I hear you out there in internet-land: how did Sober Island get its name, you may ask? Well, it kinda depends who you ask. We know that, back in the prohibition days when goods came on sailing schooners, Sober Island was a prime location for drop offs. Who knows, there may still be hidden bottles on the island to be found while adventuring. One of the stories told by the ‘old timers’ at the time was that the ‘revenuers’, working for the crown, landed on Sober Island as it had been reported there was illegal liquor coming by boat to the island. When the revenuers arrived on the island, they did not find any contraband, however what they did find was a number of inebriated people and from the revenuers point of view, the only thing sober was the island. Hence the name. Is it true?

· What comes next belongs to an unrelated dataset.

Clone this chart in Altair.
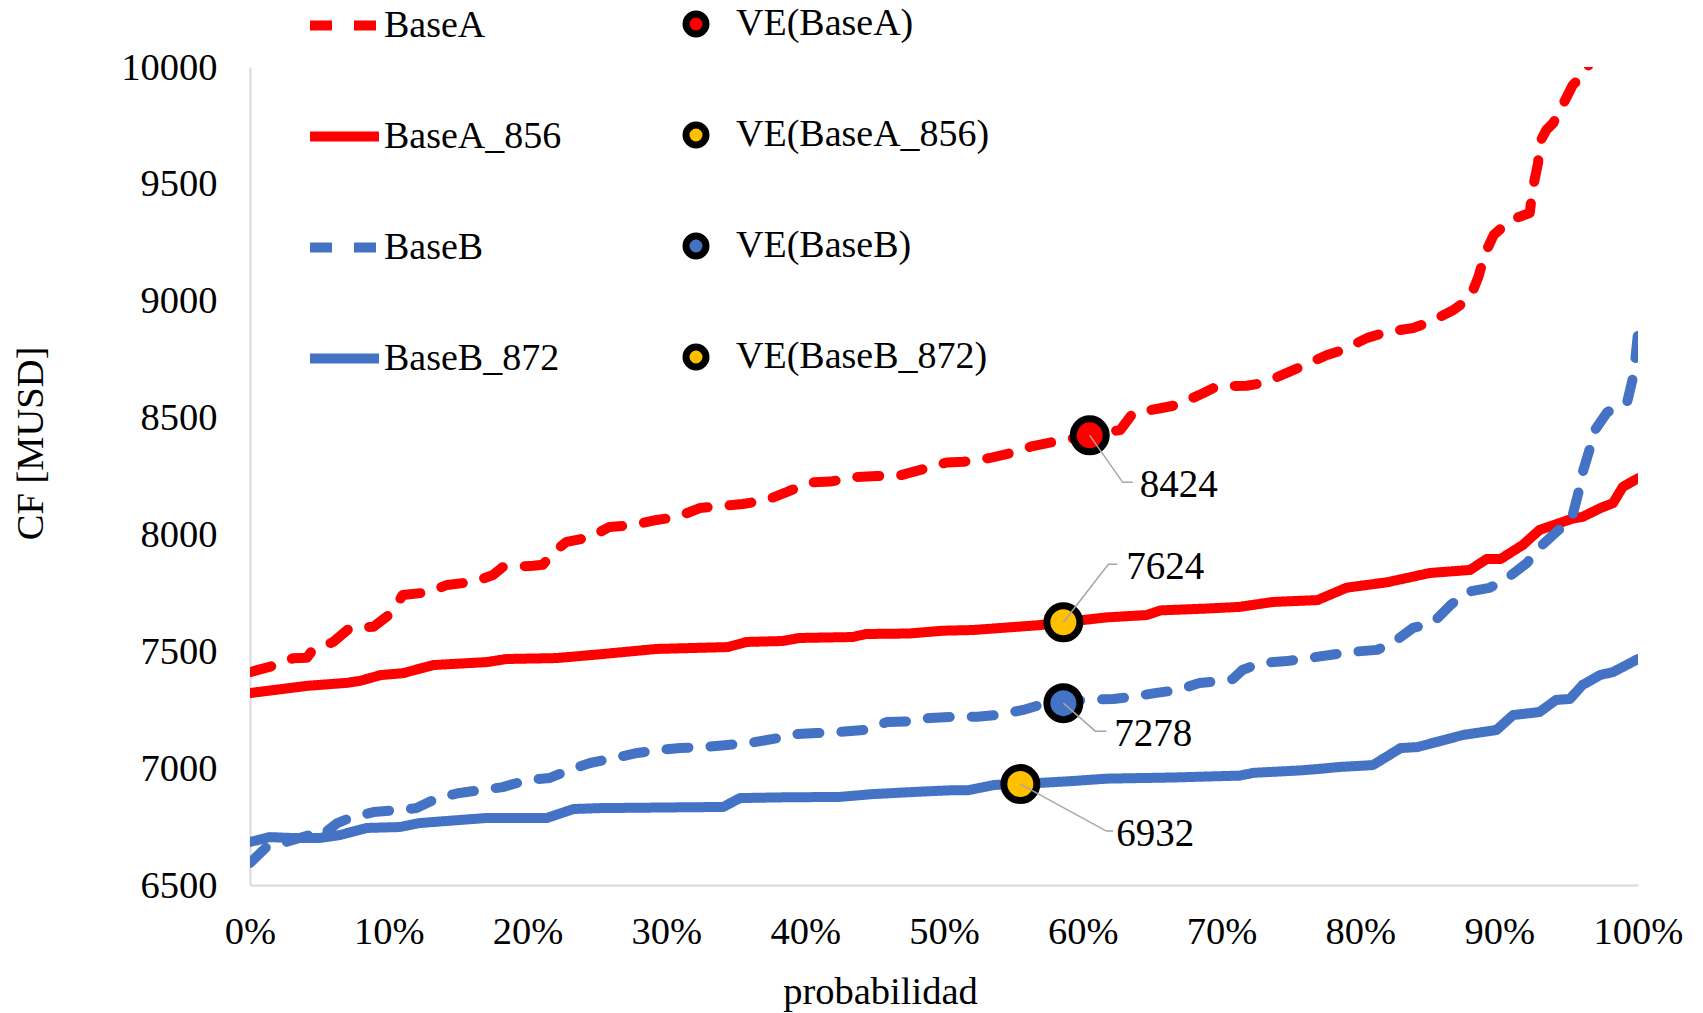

We can’t dispute the story as we weren’t here, but it sounds about right.

Sober Island was home to a lobster factory back in the 1930’s, through to the 1950’s.

Sheet Harbour

Originally known as “Port North”, our first roots were laid in 1784. Not that that name was boring, but it sure didn’t jump off a map—”Sheet Harbour” takes its moniker from a giant lighthouse-bearing rock at the mouth of our harbour (we’ll gladly show it to you). Our town’s history is an epic saga of pulp mills, hurricanes, lumber runs, and a cookhouse that was floated into the community in the late 1890s. These days, the town of Sheet Harbour is known as “the hot spot between the West River and East River bridges”. Our industrial port ships everything from wood chips to wind turbines, and is a point on the major shipping route known as the Great Circle Route. But on to the real show: the miracle of nature just off our shore called the “100 Wild Islands”. It’s an archipelago, and it’s one of the last remaining intact and ecologically rich island groups of its size in North America. It’s pretty much unchanged since the ice age, it’s protected by the Nova Scotia Nature Trust, and it’s like nothing you’ve ever seen before. Hop aboard, and we’ll prove it to you.